**STATED GOAL:** The data below needs to be returned exactly, line for line.
━━━━━━━━━━━━━━━━━━━━━━━━━━━━━━
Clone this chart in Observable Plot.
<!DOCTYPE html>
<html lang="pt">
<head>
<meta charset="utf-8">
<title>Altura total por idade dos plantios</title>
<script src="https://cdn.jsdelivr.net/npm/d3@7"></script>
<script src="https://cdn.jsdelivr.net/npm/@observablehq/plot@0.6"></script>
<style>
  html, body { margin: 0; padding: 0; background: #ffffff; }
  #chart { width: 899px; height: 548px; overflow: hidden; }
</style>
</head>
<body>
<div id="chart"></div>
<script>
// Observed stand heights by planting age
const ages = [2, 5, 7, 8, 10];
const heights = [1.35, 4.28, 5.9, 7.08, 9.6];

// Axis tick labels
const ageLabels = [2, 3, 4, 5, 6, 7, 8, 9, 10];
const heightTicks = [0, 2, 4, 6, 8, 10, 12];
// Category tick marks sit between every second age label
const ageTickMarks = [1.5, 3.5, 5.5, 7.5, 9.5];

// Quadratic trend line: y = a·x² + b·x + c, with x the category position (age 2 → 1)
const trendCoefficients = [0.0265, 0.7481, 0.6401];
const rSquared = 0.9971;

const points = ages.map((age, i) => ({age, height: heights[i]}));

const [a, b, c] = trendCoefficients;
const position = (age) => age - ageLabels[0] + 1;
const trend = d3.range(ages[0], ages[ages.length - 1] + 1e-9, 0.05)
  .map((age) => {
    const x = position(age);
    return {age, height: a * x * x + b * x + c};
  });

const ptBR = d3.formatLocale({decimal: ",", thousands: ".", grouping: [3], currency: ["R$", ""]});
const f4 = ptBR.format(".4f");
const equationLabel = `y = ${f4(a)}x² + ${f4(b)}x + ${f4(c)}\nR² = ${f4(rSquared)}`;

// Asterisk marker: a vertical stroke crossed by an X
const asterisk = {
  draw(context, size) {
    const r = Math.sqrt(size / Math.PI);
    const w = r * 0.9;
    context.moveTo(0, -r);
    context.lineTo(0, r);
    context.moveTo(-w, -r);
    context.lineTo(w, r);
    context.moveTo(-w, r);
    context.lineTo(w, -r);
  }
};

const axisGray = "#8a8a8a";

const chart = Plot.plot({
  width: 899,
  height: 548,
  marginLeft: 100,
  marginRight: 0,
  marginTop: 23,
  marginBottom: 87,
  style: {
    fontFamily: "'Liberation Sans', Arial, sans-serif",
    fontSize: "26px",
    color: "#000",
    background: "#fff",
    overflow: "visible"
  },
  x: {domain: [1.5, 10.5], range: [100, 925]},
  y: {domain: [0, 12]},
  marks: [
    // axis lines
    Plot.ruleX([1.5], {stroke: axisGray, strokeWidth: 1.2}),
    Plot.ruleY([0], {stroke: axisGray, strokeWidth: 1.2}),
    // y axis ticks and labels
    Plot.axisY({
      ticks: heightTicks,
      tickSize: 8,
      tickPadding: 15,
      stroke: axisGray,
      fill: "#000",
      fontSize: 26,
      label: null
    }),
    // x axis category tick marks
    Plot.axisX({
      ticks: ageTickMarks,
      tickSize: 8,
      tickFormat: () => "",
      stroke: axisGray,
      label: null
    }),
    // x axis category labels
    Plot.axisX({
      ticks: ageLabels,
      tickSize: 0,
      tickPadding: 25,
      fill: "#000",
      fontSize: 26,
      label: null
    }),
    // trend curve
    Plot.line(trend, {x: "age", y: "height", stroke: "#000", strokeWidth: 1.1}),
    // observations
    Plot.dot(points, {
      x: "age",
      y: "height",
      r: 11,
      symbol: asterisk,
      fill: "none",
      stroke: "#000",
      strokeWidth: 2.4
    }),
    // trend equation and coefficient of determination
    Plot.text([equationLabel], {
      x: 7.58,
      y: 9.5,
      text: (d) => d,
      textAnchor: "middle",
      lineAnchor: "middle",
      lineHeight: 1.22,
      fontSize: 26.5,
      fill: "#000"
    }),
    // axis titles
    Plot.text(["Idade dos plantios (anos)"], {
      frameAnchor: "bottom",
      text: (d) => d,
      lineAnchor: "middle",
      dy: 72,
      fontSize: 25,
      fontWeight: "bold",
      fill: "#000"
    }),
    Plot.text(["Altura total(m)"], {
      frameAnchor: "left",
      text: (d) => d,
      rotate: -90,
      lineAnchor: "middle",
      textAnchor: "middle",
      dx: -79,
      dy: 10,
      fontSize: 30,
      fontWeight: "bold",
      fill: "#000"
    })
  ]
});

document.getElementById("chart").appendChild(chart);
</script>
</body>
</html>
━━━━━━━━━━━━━━━━━━━━━━━━━━━━━━
**EXPECTED OUTPUT:**
Clone this chart in Observable Plot.
<!DOCTYPE html>
<html lang="pt">
<head>
<meta charset="utf-8">
<title>Altura total por idade dos plantios</title>
<script src="https://cdn.jsdelivr.net/npm/d3@7"></script>
<script src="https://cdn.jsdelivr.net/npm/@observablehq/plot@0.6"></script>
<style>
  html, body { margin: 0; padding: 0; background: #ffffff; }
  #chart { width: 899px; height: 548px; overflow: hidden; }
</style>
</head>
<body>
<div id="chart"></div>
<script>
// Observed stand heights by planting age
const ages = [2, 5, 7, 8, 10];
const heights = [1.35, 4.28, 5.9, 7.08, 9.6];

// Axis tick labels
const ageLabels = [2, 3, 4, 5, 6, 7, 8, 9, 10];
const heightTicks = [0, 2, 4, 6, 8, 10, 12];
// Category tick marks sit between every second age label
const ageTickMarks = [1.5, 3.5, 5.5, 7.5, 9.5];

// Quadratic trend line: y = a·x² + b·x + c, with x the category position (age 2 → 1)
const trendCoefficients = [0.0265, 0.7481, 0.6401];
const rSquared = 0.9971;

const points = ages.map((age, i) => ({age, height: heights[i]}));

const [a, b, c] = trendCoefficients;
const position = (age) => age - ageLabels[0] + 1;
const trend = d3.range(ages[0], ages[ages.length - 1] + 1e-9, 0.05)
  .map((age) => {
    const x = position(age);
    return {age, height: a * x * x + b * x + c};
  });

const ptBR = d3.formatLocale({decimal: ",", thousands: ".", grouping: [3], currency: ["R$", ""]});
const f4 = ptBR.format(".4f");
const equationLabel = `y = ${f4(a)}x² + ${f4(b)}x + ${f4(c)}\nR² = ${f4(rSquared)}`;

// Asterisk marker: a vertical stroke crossed by an X
const asterisk = {
  draw(context, size) {
    const r = Math.sqrt(size / Math.PI);
    const w = r * 0.9;
    context.moveTo(0, -r);
    context.lineTo(0, r);
    context.moveTo(-w, -r);
    context.lineTo(w, r);
    context.moveTo(-w, r);
    context.lineTo(w, -r);
  }
};

const axisGray = "#8a8a8a";

const chart = Plot.plot({
  width: 899,
  height: 548,
  marginLeft: 100,
  marginRight: 0,
  marginTop: 23,
  marginBottom: 87,
  style: {
    fontFamily: "'Liberation Sans', Arial, sans-serif",
    fontSize: "26px",
    color: "#000",
    background: "#fff",
    overflow: "visible"
  },
  x: {domain: [1.5, 10.5], range: [100, 925]},
  y: {domain: [0, 12]},
  marks: [
    // axis lines
    Plot.ruleX([1.5], {stroke: axisGray, strokeWidth: 1.2}),
    Plot.ruleY([0], {stroke: axisGray, strokeWidth: 1.2}),
    // y axis ticks and labels
    Plot.axisY({
      ticks: heightTicks,
      tickSize: 8,
      tickPadding: 15,
      stroke: axisGray,
      fill: "#000",
      fontSize: 26,
      label: null
    }),
    // x axis category tick marks
    Plot.axisX({
      ticks: ageTickMarks,
      tickSize: 8,
      tickFormat: () => "",
      stroke: axisGray,
      label: null
    }),
    // x axis category labels
    Plot.axisX({
      ticks: ageLabels,
      tickSize: 0,
      tickPadding: 25,
      fill: "#000",
      fontSize: 26,
      label: null
    }),
    // trend curve
    Plot.line(trend, {x: "age", y: "height", stroke: "#000", strokeWidth: 1.1}),
    // observations
    Plot.dot(points, {
      x: "age",
      y: "height",
      r: 11,
      symbol: asterisk,
      fill: "none",
      stroke: "#000",
      strokeWidth: 2.4
    }),
    // trend equation and coefficient of determination
    Plot.text([equationLabel], {
      x: 7.58,
      y: 9.5,
      text: (d) => d,
      textAnchor: "middle",
      lineAnchor: "middle",
      lineHeight: 1.22,
      fontSize: 26.5,
      fill: "#000"
    }),
    // axis titles
    Plot.text(["Idade dos plantios (anos)"], {
      frameAnchor: "bottom",
      text: (d) => d,
      lineAnchor: "middle",
      dy: 72,
      fontSize: 25,
      fontWeight: "bold",
      fill: "#000"
    }),
    Plot.text(["Altura total(m)"], {
      frameAnchor: "left",
      text: (d) => d,
      rotate: -90,
      lineAnchor: "middle",
      textAnchor: "middle",
      dx: -79,
      dy: 10,
      fontSize: 30,
      fontWeight: "bold",
      fill: "#000"
    })
  ]
});

document.getElementById("chart").appendChild(chart);
</script>
</body>
</html>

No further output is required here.